Imposing a smaller increase in proposed spending would reduce the proposed Board of Education of $135.4 million by about $5.6 million. In an outline of how the reduced budget lines would play out, a budgetary breakdown by departments showed cuts of more than $527,000 for the fire department; $769,000 to the police department; $824,000 for public works; $404,000 for parks and recreation, and $308,000 for Greenwich Library.

“You want the BET to pass a one-percent increase but the RTM is approving contracts with 2’s, 3’s and 4’s increases,” said BET Chairman Steven Walko.

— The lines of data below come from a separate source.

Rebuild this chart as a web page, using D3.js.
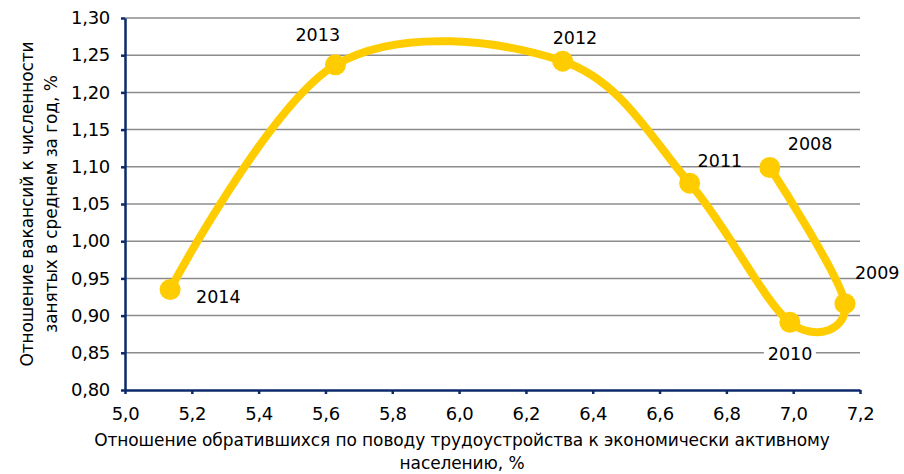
<!DOCTYPE html>
<html>
<head>
<meta charset="utf-8">
<style>
    body { margin: 0; background: #fff; font-family: "DejaVu Sans", sans-serif; }
    svg { display: block; }
    .axis text { font-size: 18px; fill: #000; font-family: "DejaVu Sans", sans-serif; letter-spacing: -0.3px; }
    .grid line { stroke: #8c8c8c; stroke-width: 1.5; }
    .axis path, .axis line { stroke: #0b2a6b; stroke-width: 2.5; }
    .title { font-size: 17px; text-anchor: middle; letter-spacing: -0.1px; }
    .pt-label { font-size: 17.5px; }
</style>
</head>
<body>
<script src="https://cdn.jsdelivr.net/npm/d3@7"></script>
<script>
    var years = ["2008", "2009", "2010", "2011", "2012", "2013", "2014"];
    var xValues = [6.93, 7.155, 6.99, 6.69, 6.31, 5.63, 5.135];
    var yValues = [1.099, 0.916, 0.891, 1.078, 1.242, 1.237, 0.935];
    var xTicks = [5.0, 5.2, 5.4, 5.6, 5.8, 6.0, 6.2, 6.4, 6.6, 6.8, 7.0, 7.2];
    var yTicks = [0.80, 0.85, 0.90, 0.95, 1.00, 1.05, 1.10, 1.15, 1.20, 1.25, 1.30];

    // label offsets relative to the point: dx, dy
    var labelPos = [[18, -18], [10, -25], [-22, 38], [8, -16], [-10, -17], [-40, -24], [26, 13]];

    var points = years.map(function(y, i) {
        return {year: y, x: xValues[i], y: yValues[i], lp: labelPos[i]};
    });

    var width = 904, height = 474,
        plotLeft = 125, plotRight = 860, plotTop = 18, plotBottom = 390;

    var x = d3.scaleLinear().domain([5.0, 7.2]).range([plotLeft, plotRight]);
    var y = d3.scaleLinear().domain([0.80, 1.30]).range([plotBottom, plotTop]);
    var comma = function(digits) {
        return function(d) { return d.toFixed(digits).replace(".", ","); };
    };

    var svg = d3.select("body").append("svg")
        .attr("width", width)
        .attr("height", height);

    svg.append("g")
        .attr("class", "grid")
      .selectAll("line")
        .data(yTicks.slice(1))
      .enter().append("line")
        .attr("x1", plotLeft)
        .attr("x2", plotRight)
        .attr("y1", function(d) { return y(d); })
        .attr("y2", function(d) { return y(d); });

    var line = d3.line()
        .x(function(d) { return x(d.x); })
        .y(function(d) { return y(d.y); })
        .curve(d3.curveCardinal.tension(0));

    svg.append("path")
        .datum(points)
        .attr("d", line)
        .attr("fill", "none")
        .attr("stroke", "#ffcc00")
        .attr("stroke-width", 8)
        .attr("stroke-linecap", "round");

    svg.selectAll("circle.pt")
        .data(points)
      .enter().append("circle")
        .attr("class", "pt")
        .attr("cx", function(d) { return x(d.x); })
        .attr("cy", function(d) { return y(d.y); })
        .attr("r", 10.5)
        .attr("fill", "#ffcc00");

    svg.append("g")
        .attr("class", "axis")
        .attr("transform", "translate(" + plotLeft + ",0)")
        .call(d3.axisLeft(y).tickValues(yTicks).tickFormat(comma(2)).tickSize(4).tickSizeOuter(0).tickPadding(11));

    svg.append("g")
        .attr("class", "axis")
        .attr("transform", "translate(0," + plotBottom + ")")
        .call(d3.axisBottom(x).tickValues(xTicks).tickFormat(comma(1)).tickSize(4).tickSizeOuter(0).tickPadding(13));

    var labels = svg.append("g").selectAll("g")
        .data(points)
      .enter().append("g")
        .attr("transform", function(d) {
            return "translate(" + (x(d.x) + d.lp[0]) + "," + (y(d.y) + d.lp[1]) + ")";
        });

    labels.append("rect")
        .attr("x", -4)
        .attr("y", -16)
        .attr("width", 52)
        .attr("height", 22)
        .attr("fill", "#fff")
        .attr("opacity", function(d) { return d.year === "2010" ? 1 : 0; });

    labels.append("text")
        .attr("class", "pt-label")
        .text(function(d) { return d.year; });

    svg.append("text")
        .attr("class", "title")
        .attr("transform", "translate(33," + ((plotTop + plotBottom) / 2) + ") rotate(-90)")
        .text("Отношение вакансий к численности");

    svg.append("text")
        .attr("class", "title")
        .attr("transform", "translate(57," + ((plotTop + plotBottom) / 2) + ") rotate(-90)")
        .text("занятых в среднем за год, %");

    svg.append("text")
        .attr("class", "title")
        .attr("x", 462)
        .attr("y", 446)
        .text("Отношение обратившихся по поводу трудоустройства к экономически активному");

    svg.append("text")
        .attr("class", "title")
        .attr("x", 462)
        .attr("y", 469)
        .text("населению, %");
</script>
</body>
</html>
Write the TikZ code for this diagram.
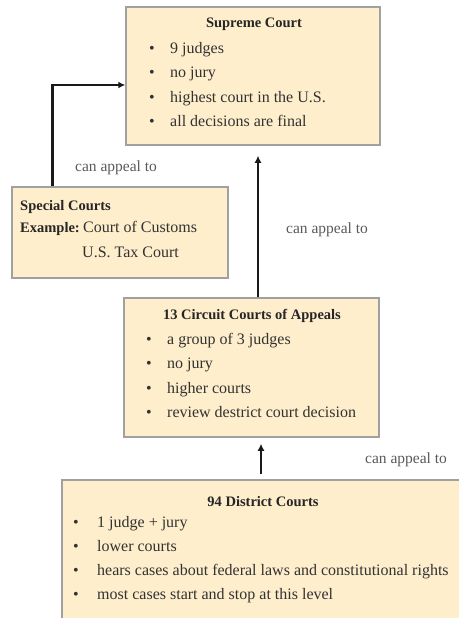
\documentclass[tikz,border=0pt]{standalone}
\usepackage{fontspec}
\setmainfont{Liberation Serif}
\usepackage{xcolor}
\usepackage{tikz}
\usetikzlibrary{
	arrows.meta,
	calc,
	positioning
}
\definecolor{boxfill}{RGB}{254,238,204}
\definecolor{boxline}{RGB}{160,160,160}
\definecolor{inktext}{RGB}{50,50,50}
\definecolor{inkline}{RGB}{25,25,25}
\tikzset{
	courtbox/.style={draw=boxline, fill=boxfill, line width=1.5pt, inner sep=0pt},
	headtxt/.style={anchor=base, inner sep=0pt, text=black!85, font=\fontsize{14.5}{16}\selectfont\bfseries},
	item/.style={anchor=base west, inner sep=0pt, text=inktext, font=\fontsize{16}{18}\selectfont},
	bulletmark/.style={anchor=base, inner sep=0pt, text=black!80, font=\fontsize{16}{18}\selectfont},
	appealtxt/.style={inner sep=0pt, text=black!65, font=\fontsize{15.5}{18}\selectfont},
	appeal/.style={draw=inkline, line width=2.5pt, -{Latex[length=7pt,width=7pt]}}
}

\begin{document}
\begin{tikzpicture}[x=1pt, y=-1pt]
		\useasboundingbox (0,0) rectangle (458,618);
		% boxes
		\node[courtbox, minimum width=254pt, minimum height=138pt] (sup) at (253,76) {};
		\node[courtbox, minimum width=216pt, minimum height=91pt] (spec) at (120,232.5) {};
		\node[courtbox, minimum width=255pt, minimum height=139pt] (circ) at (251.5,367.5) {};
		\node[courtbox, minimum width=400pt, minimum height=142pt] (dist) at (262,551) {};
		% supreme court
		\node[headtxt] (sup-head) at (254,28) {Supreme Court};
		\foreach \txt [count=\i] in {9 judges, no jury, highest court in the U.S., all decisions are final}{
			\node[bulletmark] (sup-b\i) at (152,{28.5+24.5*\i}) {\textbullet};
			\node[item] (sup-t\i) at (170,{28.5+24.5*\i}) {\txt};
		}
		% special courts
		\node[headtxt, anchor=base west] (spec-head) at (20,210) {Special Courts};
		\node[headtxt, anchor=base west] (spec-ex) at (20,232) {Example:};
		\node[item] (spec-t1) at (83,232) {Court of Customs};
		\node[item] (spec-t2) at (82,257) {U.S. Tax Court};
		% circuit courts
		\node[headtxt] (circ-head) at (252,319) {13 Circuit Courts of Appeals};
		\foreach \txt [count=\i] in {a group of 3 judges, no jury, higher courts, review destrict court decision}{
			\node[bulletmark] (circ-b\i) at (149,{320.5+24.2*\i}) {\textbullet};
			\node[item] (circ-t\i) at (167,{320.5+24.2*\i}) {\txt};
		}
		% district courts
		\node[headtxt] (dist-head) at (263,506) {94 District Courts};
		\foreach \txt [count=\i] in {1 judge + jury, lower courts, hears cases about federal laws and constitutional rights, most cases start and stop at this level}{
			\node[bulletmark] (dist-b\i) at (76,{503+24*\i}) {\textbullet};
			\node[item] (dist-t\i) at (97,{503+24*\i}) {\txt};
		}
		% appeals
		\coordinate (specout) at ($(spec.north west)+(41,0)$);
		\coordinate (circout) at ($(circ.north)+(6.5,0)$);
		\coordinate (distout) at ($(dist.north)+(-1,0)$);
		\draw[appeal] (specout) |- ($(sup.west)+(0,9)$);
		\draw[appeal, shorten >=10pt] (circout) -- (circout |- sup.south);
		\draw[appeal, shorten <=5pt, shorten >=6pt] (distout) -- (distout |- circ.south);
		\node[appealtxt] (lab-spec) at (116,168) {can appeal to};
		\node[appealtxt] (lab-circ) at (327,230) {can appeal to};
		\node[appealtxt] (lab-dist) at (406,460) {can appeal to};
	\end{tikzpicture}
\end{document}
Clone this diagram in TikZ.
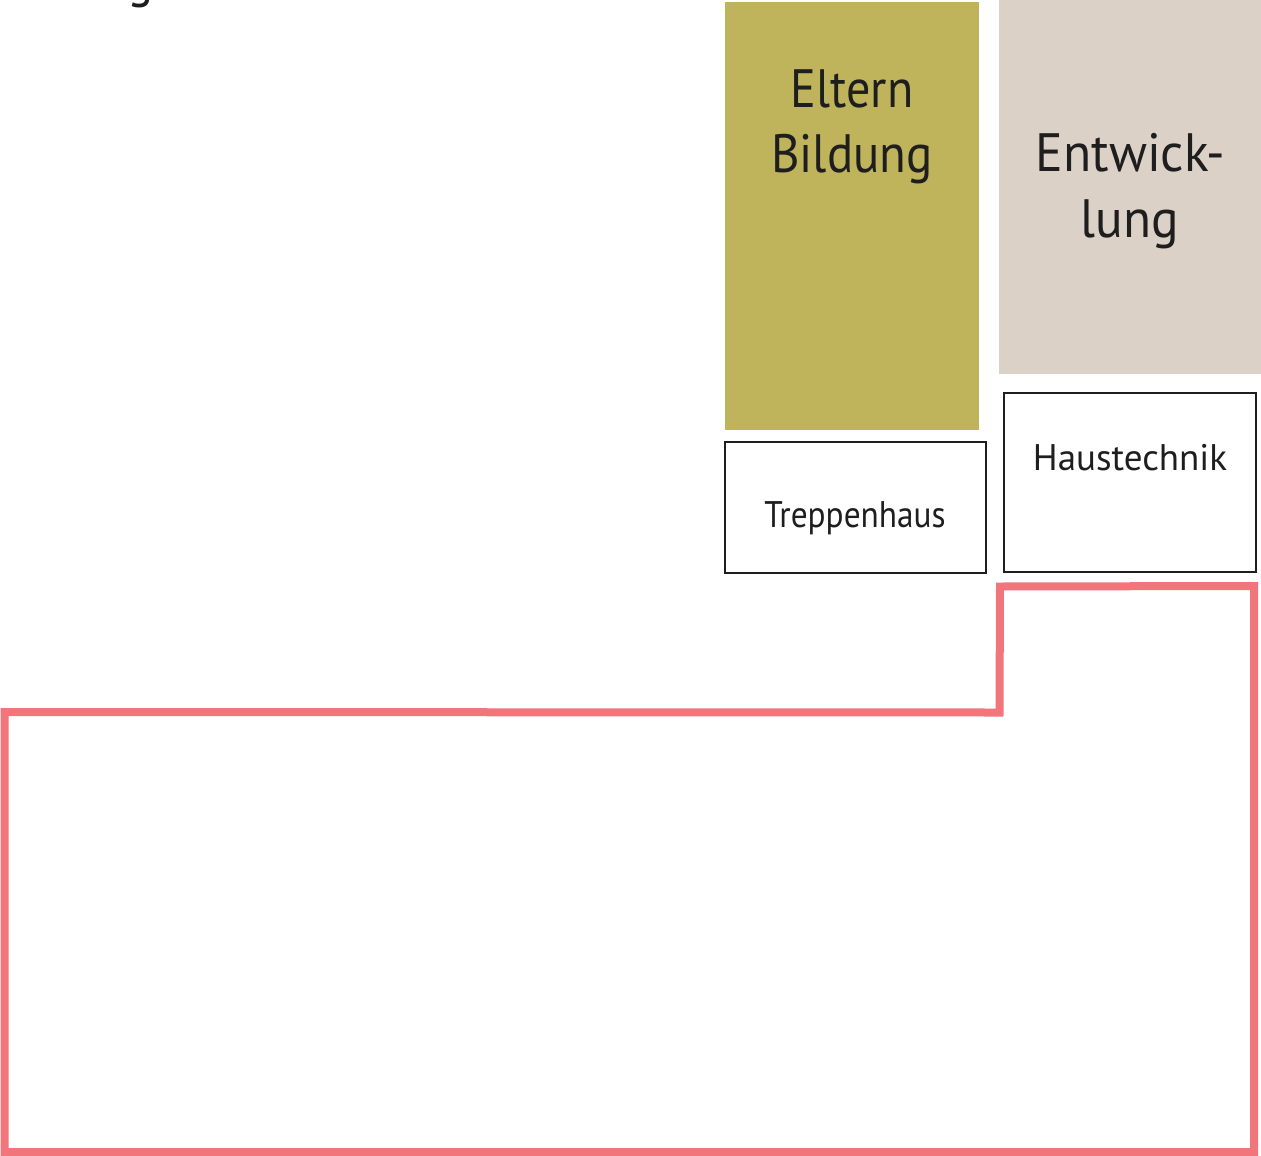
\documentclass[tikz,border=0pt]{standalone}
\usepackage{fontspec}
\setmainfont{PT Sans}
\usepackage{graphicx}
\definecolor{olive}{HTML}{BFB45B}
\definecolor{beige}{HTML}{DBD1C7}
\definecolor{wallred}{HTML}{F1757A}
\definecolor{ink}{HTML}{1E1E1E}
\begin{document}
\begin{tikzpicture}[x=1pt,y=-1pt,
  roombox/.style={draw=ink,line width=2.5pt,fill=white},
  bigtxt/.style={text=ink,font=\fontsize{54}{54}\selectfont,anchor=base,inner sep=0pt},
  smalltxt/.style={text=ink,font=\fontsize{37}{37}\selectfont,anchor=base,inner sep=0pt}]
\useasboundingbox (0,0) rectangle (1261,1156);
\begin{scope}
\clip (0,0) rectangle (1261,1156);
% partial heading glyph
\node[bigtxt] (head) at (141,-3) {\scalebox{0.9}[1]{g}};
% filled rooms
\fill[olive] (725,2) rectangle (979,430);
\fill[beige] (999,-2) rectangle (1263,374);
\node[bigtxt] (eltern) at (852,107) {\scalebox{0.89}[1]{Eltern}};
\node[bigtxt] (bildung) at (852,172) {\scalebox{0.905}[1]{Bildung}};
\node[bigtxt] (entw) at (1130.5,171) {\scalebox{0.955}[1]{Entwick-}};
\node[bigtxt] (lung) at (1130,237) {\scalebox{0.95}[1]{lung}};
% outlined rooms
\draw[roombox] (725,442) rectangle (986,573);
\draw[roombox] (1004,393) rectangle (1256,572);
\node[smalltxt] (trep) at (855,527) {\scalebox{0.9}[1]{Treppenhaus}};
\node[smalltxt] (haus) at (1130,470) {\scalebox{1.0}[1]{Haustechnik}};
% red outline
\draw[wallred,line width=8pt,line join=miter]
  (4.5,712) -- (999.5,712.5) -- (1000,586.5) -- (1254,586) -- (1254,1152) -- (4.5,1152) -- cycle;
\end{scope}
\end{tikzpicture}
\end{document}
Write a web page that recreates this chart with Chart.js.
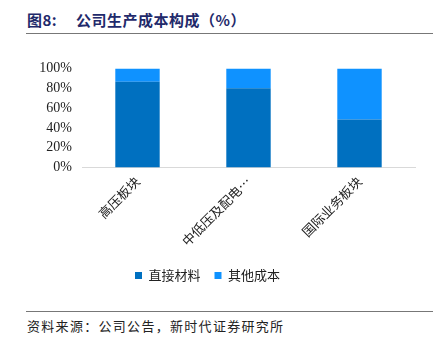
<!DOCTYPE html>
<html>
<head>
<meta charset="utf-8">
<script src="https://cdn.jsdelivr.net/npm/chart.js@4"></script>
<style>
  html, body { margin: 0; padding: 0; background: #fff; }
  body { width: 443px; height: 340px; position: relative; overflow: hidden; }
  .title {
    position: absolute; top: 9px;
    font: bold 15px "Noto Sans CJK SC", sans-serif; color: #1f2a6b;
    white-space: pre; letter-spacing: 0.5px;
  }
  .rule { position: absolute; left: 26px; width: 407px; height: 1px; background: #777; }
  .src {
    position: absolute; left: 27px; top: 316px;
    font: 13px "Noto Sans CJK SC", sans-serif; color: #222; letter-spacing: 1.3px;
  }
  #wrap { position: absolute; left: 0; top: 50px; width: 443px; height: 242px; }
</style>
</head>
<body>
<div class="title" style="left:27px">图8:</div>
<div class="title" style="left:76px">公司生产成本构成（%）</div>
<div class="rule" style="top:33px"></div>
<div id="wrap"><canvas id="chart-cost"></canvas></div>
<div class="rule" style="top:311px"></div>
<div class="src">资料来源：公司公告，新时代证券研究所</div>

<script>
const categories = ["高压板块", "中低压及配电…", "国际业务板块"];
const materials  = [86.5, 80, 48.5];
const otherCost  = [13.5, 20, 51.5];

const COLORS = {
  materials: "#0070c0",
  other:     "#0f92ff",
};

new Chart(document.getElementById("chart-cost"), {
  type: "bar",
  data: {
    labels: categories,
    datasets: [
      { label: "直接材料", data: materials, backgroundColor: COLORS.materials, barPercentage: 0.8, categoryPercentage: 0.5 },
      { label: "其他成本", data: otherCost, backgroundColor: COLORS.other,     barPercentage: 0.8, categoryPercentage: 0.5 },
    ],
  },
  options: {
    responsive: true,
    maintainAspectRatio: false,
    animation: false,
    layout: { padding: { left: 0, right: 28, top: 14, bottom: 0 } },
    plugins: {
      tooltip: { enabled: false },
      legend: {
        position: "bottom",
        labels: {
          color: "#222",
          boxWidth: 7,
          boxHeight: 7,
          padding: 14,
          font: { family: "Noto Sans CJK SC", size: 13 },
        },
      },
    },
    scales: {
      x: {
        stacked: true,
        grid: { display: false, drawTicks: false },
        border: { display: true, color: "#d9d9d9", width: 1 },
        ticks: {
          color: "#222",
          maxRotation: 45,
          minRotation: 45,
          padding: 6,
          font: { family: "Noto Sans CJK SC", size: 13 },
        },
      },
      y: {
        stacked: true,
        min: 0,
        max: 100,
        afterFit: s => { s.width = 82; },
        grid: { display: false, drawTicks: false },
        border: { display: false },
        ticks: {
          stepSize: 20,
          padding: 10,
          color: "#222",
          font: { family: "Liberation Serif", size: 14 },
          callback: v => v + "%",
        },
      },
    },
  },
});
</script>
</body>
</html>
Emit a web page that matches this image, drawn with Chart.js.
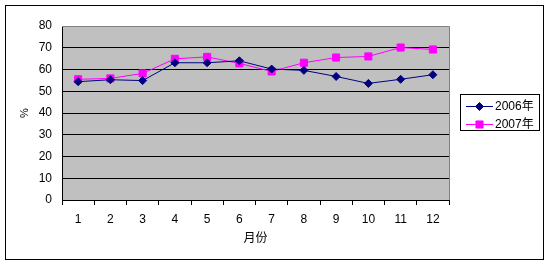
<!DOCTYPE html>
<html><head><meta charset="utf-8">
<script src="https://cdn.jsdelivr.net/npm/chart.js@4/dist/chart.umd.min.js"></script>
<style>html,body{margin:0;padding:0;background:#fff}#wrap{width:550px;height:265px}</style>
</head><body><div id="wrap"><canvas id="c" width="550" height="265"></canvas></div>
<script>
const months = ['1','2','3','4','5','6','7','8','9','10','11','12'];
const series2006 = [54.4, 55.3, 54.9, 63.1, 63.1, 64.0, 60.2, 59.6, 56.8, 53.6, 55.5, 57.6];
const series2007 = [55.5, 55.9, 58.2, 64.9, 65.8, 62.8, 59.1, 63.1, 65.5, 66.0, 70.1, 69.2];
const seriesNames = ['2006年', '2007年'];
const yTitle = '%';
const xTitle = '月份';

const FONT = "'Liberation Sans','Noto Sans CJK SC',sans-serif";

const framePlugin = {
  id: 'frame',
  beforeDraw(chart) {
    const ctx = chart.ctx, a = chart.chartArea;
    ctx.save();
    ctx.fillStyle = '#fff';
    ctx.fillRect(0, 0, chart.width, chart.height);
    ctx.fillStyle = '#C0C0C0';
    ctx.fillRect(a.left, a.top, a.right - a.left, a.bottom - a.top);
    ctx.restore();
  },
  afterDatasetsDraw(chart) {
    const ctx = chart.ctx, a = chart.chartArea;
    ctx.save();
    ctx.strokeStyle = '#808080';
    ctx.lineWidth = 1;
    ctx.beginPath();
    ctx.moveTo(a.left, a.top + 0.5);
    ctx.lineTo(Math.round(a.right) + 0.5, a.top + 0.5);
    ctx.lineTo(Math.round(a.right) + 0.5, a.bottom);
    ctx.stroke();
    ctx.strokeStyle = '#000';
    ctx.strokeRect(5.5, 5.5, 538, 254);
    const lx = 460, ly = 94, lw = 79, lh = 36;
    ctx.fillStyle = '#fff';
    ctx.fillRect(lx, ly, lw, lh);
    ctx.strokeRect(lx + 0.5, ly + 0.5, lw, lh);
    ctx.font = "12px " + FONT;
    ctx.textBaseline = 'middle';
    ctx.textAlign = 'left';
    chart.data.datasets.forEach((ds, i) => {
      const y = ly + 12 + i * 18;
      ctx.strokeStyle = ds.borderColor;
      ctx.lineWidth = 1;
      ctx.beginPath();
      ctx.moveTo(466, y + 0.5);
      ctx.lineTo(493, y + 0.5);
      ctx.stroke();
      ctx.fillStyle = ds.pointBackgroundColor;
      ctx.strokeStyle = ds.pointBorderColor;
      Chart.helpers.drawPoint(ctx, {pointStyle: ds.pointStyle, radius: ds.pointRadius, borderWidth: 1, rotation: 0}, 479.5, y + 0.5);
      ctx.fillStyle = '#000';
      ctx.fillText(ds.label, 495, y + 1);
    });
    ctx.restore();
  }
};

new Chart(document.getElementById('c'), {
  type: 'line',
  data: {
    labels: months,
    datasets: [
      {label: seriesNames[0], data: series2006, borderColor: '#000080', backgroundColor: '#000080',
       pointBackgroundColor: '#000080', pointBorderColor: '#000080', pointStyle: 'rectRot', pointRadius: 4,
       borderWidth: 1, tension: 0},
      {label: seriesNames[1], data: series2007, borderColor: '#FF00FF', backgroundColor: '#FF00FF',
       pointBackgroundColor: '#FF00FF', pointBorderColor: '#FF00FF', pointStyle: 'rect', pointRadius: 5,
       borderWidth: 1, tension: 0}
    ]
  },
  options: {
    responsive: false,
    animation: false,
    devicePixelRatio: 1,
    layout: {padding: {left: 0, right: 101, top: 26, bottom: 0}},
    plugins: {legend: {display: false}, tooltip: {enabled: false}},
    scales: {
      x: {
        offset: true,
        afterFit(s) { s.height = 65; },
        grid: {offset: true, drawOnChartArea: false, drawTicks: true, tickLength: 5, color: '#000'},
        border: {color: '#000', width: 1},
        ticks: {color: '#000', font: {family: FONT, size: 12}, padding: 7, maxRotation: 0},
        title: {display: true, text: xTitle, color: '#000', font: {family: FONT, size: 12}, padding: {top: 0, bottom: 19}}
      },
      y: {
        min: 0, max: 80,
        afterFit(s) { s.width = 62; },
        ticks: {stepSize: 10, color: '#000', font: {family: FONT, size: 12}, padding: 10},
        grid: {drawTicks: false, color: (c) => c.tick && c.tick.value === 80 ? '#808080' : '#000', lineWidth: 1},
        border: {color: '#000', width: 1},
        title: {display: true, text: yTitle, color: '#000', font: {family: FONT, size: 11}, padding: {top: 18, bottom: 0}}
      }
    }
  },
  plugins: [framePlugin]
});
</script>
</body></html>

Town officials and school board member Michael Bodson said that 85 percent of budget costs are mandated through labor contracts, state and federal regulations, pension obligations and health insurance.

Bodson said such a large decrease in the school budget would translate into “fewer teachers, larger classes, and the first thing we hear every fall is ‘we want smaller classes.’”

In addressing the committee, First Selectman Peter Tesei said in his meetings last fall with a dozen neighborhood associations, no one discussed what services the town should cut. “We have to preserve the value of the community. Once we lose the value of the community, we’re on a slippery slope and we lose the cache of Greenwich,” Tesei said.

Parks and Recreation Superintendent Joseph Siciliano said if a 1 percent increase is imposed, he would lose $404,000 from his budget. “We have lost 23 bodies in the last five years (through staff reductions). It is going to affect my program base …  you need to decide as taxpayers what programs you want.”

Some budget committee members said they do not feel qualified nor do they have the time to conduct a line-by-line review to recommend specific cuts. “We should have the department heads do that,” said Bill Galvin, a District 7 RTM member.